**GOAL OF THE EXERCISE**. Copy out all the lines where "React" shows up.

++++ DATASET CONTENT ++++

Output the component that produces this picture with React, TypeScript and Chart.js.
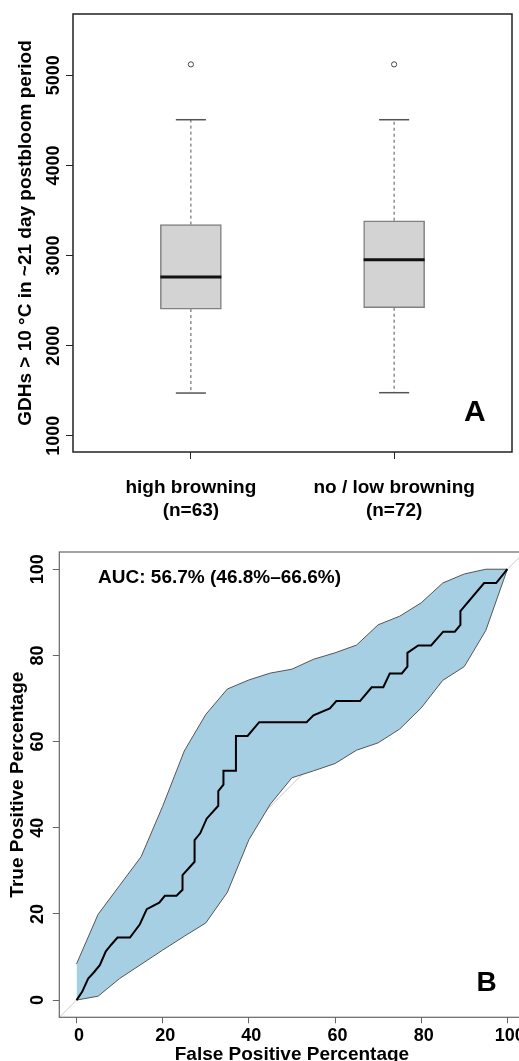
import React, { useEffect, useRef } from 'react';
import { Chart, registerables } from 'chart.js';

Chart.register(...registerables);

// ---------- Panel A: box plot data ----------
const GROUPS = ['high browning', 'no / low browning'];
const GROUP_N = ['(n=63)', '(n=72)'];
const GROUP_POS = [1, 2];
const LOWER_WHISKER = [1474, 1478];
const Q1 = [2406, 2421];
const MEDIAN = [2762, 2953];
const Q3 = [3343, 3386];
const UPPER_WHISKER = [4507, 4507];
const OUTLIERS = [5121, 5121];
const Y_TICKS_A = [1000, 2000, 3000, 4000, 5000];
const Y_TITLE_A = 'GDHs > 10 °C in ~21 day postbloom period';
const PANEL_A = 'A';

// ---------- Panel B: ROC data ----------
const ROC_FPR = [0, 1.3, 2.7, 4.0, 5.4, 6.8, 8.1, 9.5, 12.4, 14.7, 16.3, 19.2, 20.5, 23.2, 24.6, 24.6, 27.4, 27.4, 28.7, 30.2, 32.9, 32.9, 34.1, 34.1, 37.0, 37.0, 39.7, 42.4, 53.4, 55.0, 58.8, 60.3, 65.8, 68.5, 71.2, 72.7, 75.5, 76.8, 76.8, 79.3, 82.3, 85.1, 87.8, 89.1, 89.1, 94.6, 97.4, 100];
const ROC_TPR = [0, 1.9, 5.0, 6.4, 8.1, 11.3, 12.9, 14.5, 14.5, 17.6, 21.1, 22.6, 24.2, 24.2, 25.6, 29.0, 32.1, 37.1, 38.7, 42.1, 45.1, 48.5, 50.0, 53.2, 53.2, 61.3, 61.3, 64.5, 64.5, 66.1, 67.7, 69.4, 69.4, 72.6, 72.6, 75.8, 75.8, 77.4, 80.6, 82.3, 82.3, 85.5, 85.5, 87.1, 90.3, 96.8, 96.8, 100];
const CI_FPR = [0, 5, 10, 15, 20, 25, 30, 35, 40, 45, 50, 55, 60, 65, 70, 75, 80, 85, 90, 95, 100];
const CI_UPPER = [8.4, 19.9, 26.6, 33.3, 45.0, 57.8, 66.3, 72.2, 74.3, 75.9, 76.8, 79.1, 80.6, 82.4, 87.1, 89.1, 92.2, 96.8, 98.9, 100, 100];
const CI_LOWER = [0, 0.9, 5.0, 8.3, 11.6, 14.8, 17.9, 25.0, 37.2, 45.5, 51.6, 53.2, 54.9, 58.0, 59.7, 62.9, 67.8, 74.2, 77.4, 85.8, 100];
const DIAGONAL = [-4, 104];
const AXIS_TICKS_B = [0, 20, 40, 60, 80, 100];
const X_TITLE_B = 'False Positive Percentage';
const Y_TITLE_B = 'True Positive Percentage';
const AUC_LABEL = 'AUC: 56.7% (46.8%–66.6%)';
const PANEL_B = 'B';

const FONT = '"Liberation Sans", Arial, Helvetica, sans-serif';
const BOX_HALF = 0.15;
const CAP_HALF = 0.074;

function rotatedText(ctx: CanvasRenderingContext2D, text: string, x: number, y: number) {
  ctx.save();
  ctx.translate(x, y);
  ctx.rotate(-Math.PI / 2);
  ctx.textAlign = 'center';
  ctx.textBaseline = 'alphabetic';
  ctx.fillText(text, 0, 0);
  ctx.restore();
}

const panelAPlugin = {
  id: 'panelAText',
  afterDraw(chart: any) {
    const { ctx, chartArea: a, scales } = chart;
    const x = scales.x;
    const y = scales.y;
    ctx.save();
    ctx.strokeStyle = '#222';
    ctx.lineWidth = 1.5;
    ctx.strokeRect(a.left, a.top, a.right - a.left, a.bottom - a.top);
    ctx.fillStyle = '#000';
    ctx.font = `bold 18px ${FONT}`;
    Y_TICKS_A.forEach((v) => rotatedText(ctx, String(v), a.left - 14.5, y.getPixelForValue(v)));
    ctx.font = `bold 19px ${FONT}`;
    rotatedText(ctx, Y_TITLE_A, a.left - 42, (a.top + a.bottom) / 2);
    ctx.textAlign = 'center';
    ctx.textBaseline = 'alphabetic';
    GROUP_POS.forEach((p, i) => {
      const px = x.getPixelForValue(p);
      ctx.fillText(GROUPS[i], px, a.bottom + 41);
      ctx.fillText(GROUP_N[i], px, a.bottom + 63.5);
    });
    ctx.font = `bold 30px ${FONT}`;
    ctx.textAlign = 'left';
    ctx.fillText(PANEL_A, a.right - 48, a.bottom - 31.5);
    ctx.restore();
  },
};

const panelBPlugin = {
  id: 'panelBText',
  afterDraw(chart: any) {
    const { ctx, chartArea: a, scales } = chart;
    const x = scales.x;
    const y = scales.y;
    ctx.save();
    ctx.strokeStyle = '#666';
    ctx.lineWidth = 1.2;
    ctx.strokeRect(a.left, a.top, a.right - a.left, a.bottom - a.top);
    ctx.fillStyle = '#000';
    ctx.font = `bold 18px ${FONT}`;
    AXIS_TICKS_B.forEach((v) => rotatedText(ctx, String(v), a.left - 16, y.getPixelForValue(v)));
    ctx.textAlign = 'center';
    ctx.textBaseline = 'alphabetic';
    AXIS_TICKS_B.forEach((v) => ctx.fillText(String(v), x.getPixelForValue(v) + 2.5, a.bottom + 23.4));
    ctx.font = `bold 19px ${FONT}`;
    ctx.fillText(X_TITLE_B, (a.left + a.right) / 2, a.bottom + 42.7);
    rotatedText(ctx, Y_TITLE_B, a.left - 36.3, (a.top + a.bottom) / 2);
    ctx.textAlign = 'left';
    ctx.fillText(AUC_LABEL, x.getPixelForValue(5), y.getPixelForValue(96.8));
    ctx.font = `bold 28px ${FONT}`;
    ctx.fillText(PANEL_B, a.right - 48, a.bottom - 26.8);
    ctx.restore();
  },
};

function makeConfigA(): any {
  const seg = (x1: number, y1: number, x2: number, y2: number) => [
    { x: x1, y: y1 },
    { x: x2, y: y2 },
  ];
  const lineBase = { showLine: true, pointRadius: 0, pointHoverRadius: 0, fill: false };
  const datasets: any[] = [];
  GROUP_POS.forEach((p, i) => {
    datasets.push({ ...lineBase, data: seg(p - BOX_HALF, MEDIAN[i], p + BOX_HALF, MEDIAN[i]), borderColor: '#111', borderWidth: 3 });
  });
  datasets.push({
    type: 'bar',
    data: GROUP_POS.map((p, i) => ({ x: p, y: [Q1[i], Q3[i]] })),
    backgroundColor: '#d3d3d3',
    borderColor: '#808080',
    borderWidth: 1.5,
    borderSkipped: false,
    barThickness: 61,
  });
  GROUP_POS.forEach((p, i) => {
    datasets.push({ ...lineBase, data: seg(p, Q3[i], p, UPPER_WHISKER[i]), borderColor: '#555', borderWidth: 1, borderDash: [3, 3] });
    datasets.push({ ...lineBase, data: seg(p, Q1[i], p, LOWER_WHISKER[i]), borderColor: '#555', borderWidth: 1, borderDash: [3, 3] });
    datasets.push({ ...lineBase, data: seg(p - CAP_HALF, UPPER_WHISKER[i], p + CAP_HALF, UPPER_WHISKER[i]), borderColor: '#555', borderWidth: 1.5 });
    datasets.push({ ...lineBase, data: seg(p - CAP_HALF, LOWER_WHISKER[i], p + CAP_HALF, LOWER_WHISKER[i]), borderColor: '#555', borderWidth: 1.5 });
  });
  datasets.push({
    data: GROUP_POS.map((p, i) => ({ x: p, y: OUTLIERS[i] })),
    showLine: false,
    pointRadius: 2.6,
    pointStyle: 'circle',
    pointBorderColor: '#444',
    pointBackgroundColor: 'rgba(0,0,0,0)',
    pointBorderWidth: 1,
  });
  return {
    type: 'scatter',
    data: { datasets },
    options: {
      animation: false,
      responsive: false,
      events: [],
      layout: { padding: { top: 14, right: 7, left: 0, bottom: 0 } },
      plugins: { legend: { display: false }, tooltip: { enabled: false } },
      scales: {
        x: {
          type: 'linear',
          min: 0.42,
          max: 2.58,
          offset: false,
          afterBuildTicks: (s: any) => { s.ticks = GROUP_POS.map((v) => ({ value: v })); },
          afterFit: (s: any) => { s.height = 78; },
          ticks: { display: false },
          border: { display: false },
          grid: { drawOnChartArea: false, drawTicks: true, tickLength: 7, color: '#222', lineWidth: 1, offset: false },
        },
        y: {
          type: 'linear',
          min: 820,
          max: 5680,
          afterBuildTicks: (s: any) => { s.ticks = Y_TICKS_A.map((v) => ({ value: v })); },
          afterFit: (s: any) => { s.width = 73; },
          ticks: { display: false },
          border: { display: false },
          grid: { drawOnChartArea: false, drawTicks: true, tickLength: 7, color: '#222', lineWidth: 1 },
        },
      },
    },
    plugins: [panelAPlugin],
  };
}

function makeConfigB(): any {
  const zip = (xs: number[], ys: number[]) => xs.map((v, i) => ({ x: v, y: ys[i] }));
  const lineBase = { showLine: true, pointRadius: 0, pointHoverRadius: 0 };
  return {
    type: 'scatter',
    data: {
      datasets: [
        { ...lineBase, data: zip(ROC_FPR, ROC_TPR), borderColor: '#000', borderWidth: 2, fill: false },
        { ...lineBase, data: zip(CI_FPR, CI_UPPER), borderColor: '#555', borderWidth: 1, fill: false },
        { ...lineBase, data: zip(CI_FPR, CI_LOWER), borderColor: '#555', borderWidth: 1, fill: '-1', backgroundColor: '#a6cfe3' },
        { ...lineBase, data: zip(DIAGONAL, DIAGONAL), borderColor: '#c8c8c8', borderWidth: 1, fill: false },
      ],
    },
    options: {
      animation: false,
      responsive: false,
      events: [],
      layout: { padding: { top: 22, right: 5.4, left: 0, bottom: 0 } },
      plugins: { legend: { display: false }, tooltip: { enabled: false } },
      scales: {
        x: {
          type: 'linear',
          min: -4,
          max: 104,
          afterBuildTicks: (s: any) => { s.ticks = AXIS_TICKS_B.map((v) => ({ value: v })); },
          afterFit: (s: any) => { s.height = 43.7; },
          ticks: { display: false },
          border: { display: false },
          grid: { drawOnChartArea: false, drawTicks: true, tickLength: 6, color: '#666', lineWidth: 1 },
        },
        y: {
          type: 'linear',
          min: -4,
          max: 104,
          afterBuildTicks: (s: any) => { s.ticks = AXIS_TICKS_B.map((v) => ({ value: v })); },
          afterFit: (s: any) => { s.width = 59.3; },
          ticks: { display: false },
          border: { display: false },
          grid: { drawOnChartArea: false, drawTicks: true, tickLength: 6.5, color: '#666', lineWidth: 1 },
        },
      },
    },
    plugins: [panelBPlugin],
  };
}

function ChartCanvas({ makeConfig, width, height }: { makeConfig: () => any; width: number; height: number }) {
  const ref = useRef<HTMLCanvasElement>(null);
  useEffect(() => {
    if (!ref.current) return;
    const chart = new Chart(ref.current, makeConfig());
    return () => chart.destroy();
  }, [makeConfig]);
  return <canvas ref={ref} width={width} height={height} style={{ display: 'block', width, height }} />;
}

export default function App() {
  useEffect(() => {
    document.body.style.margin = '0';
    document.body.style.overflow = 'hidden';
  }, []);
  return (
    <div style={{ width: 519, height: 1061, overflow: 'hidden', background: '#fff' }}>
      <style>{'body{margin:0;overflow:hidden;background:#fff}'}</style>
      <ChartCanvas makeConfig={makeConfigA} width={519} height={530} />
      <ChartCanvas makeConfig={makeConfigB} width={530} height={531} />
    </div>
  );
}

++++

**ANSWER TO THIS PROBLEM**.
Output the component that produces this picture with React, TypeScript and Chart.js.
import React, { useEffect, useRef } from 'react';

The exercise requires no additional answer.